## The exercise
Using the listing below, copy every line that mentions "this".

## Input rows
= = = = =

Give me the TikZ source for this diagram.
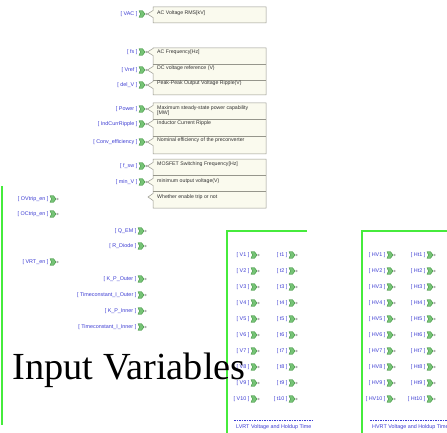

= = = = =

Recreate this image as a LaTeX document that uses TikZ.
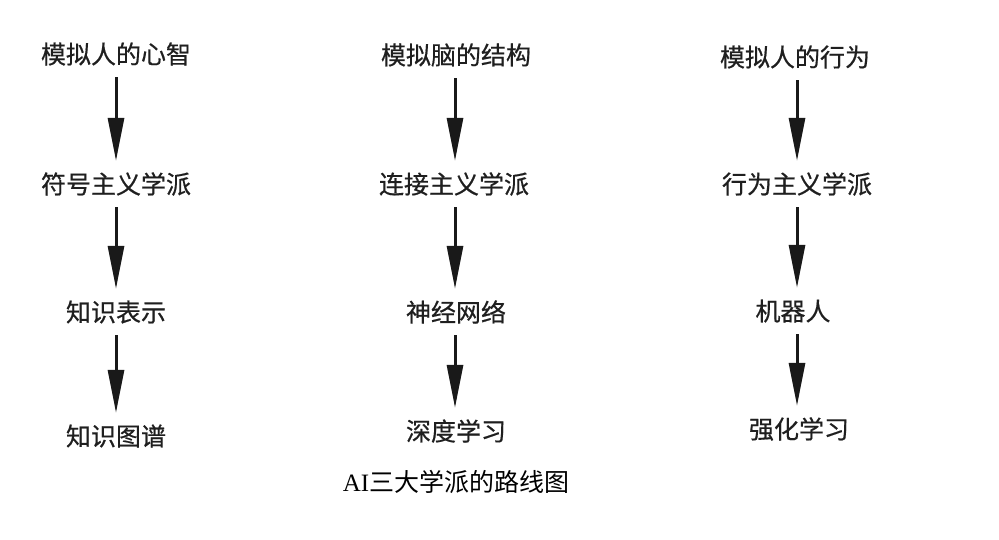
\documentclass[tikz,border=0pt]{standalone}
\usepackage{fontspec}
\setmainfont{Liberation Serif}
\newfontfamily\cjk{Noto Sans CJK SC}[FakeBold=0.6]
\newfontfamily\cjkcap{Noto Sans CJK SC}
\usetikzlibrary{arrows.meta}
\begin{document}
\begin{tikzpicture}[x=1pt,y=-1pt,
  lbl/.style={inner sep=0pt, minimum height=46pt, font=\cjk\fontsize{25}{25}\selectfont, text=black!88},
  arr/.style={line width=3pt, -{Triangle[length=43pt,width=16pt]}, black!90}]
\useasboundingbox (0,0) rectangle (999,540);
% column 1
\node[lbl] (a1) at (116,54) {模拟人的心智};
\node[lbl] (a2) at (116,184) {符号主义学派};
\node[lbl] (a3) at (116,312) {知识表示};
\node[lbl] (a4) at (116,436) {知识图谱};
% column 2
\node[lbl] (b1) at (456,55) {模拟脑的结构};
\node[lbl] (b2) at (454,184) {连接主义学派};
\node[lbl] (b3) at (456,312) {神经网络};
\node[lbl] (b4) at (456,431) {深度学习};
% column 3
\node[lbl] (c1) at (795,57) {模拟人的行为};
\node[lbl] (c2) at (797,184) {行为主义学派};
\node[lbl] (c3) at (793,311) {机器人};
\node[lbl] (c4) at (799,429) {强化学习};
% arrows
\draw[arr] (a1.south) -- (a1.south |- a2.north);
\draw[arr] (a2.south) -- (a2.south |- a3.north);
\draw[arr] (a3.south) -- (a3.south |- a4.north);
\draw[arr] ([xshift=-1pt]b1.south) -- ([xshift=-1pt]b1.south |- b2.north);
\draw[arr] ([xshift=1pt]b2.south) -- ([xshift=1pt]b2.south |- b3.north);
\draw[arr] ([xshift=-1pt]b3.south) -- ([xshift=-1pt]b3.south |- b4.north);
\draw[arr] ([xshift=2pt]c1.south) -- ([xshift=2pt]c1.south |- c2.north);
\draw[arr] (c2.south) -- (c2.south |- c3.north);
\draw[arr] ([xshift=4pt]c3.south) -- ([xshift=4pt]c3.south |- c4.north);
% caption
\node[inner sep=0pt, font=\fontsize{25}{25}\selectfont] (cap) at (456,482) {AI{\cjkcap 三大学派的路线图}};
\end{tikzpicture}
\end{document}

= = = = =

## Answer for the task
Give me the TikZ source for this diagram.
Recreate this image as a LaTeX document that uses TikZ.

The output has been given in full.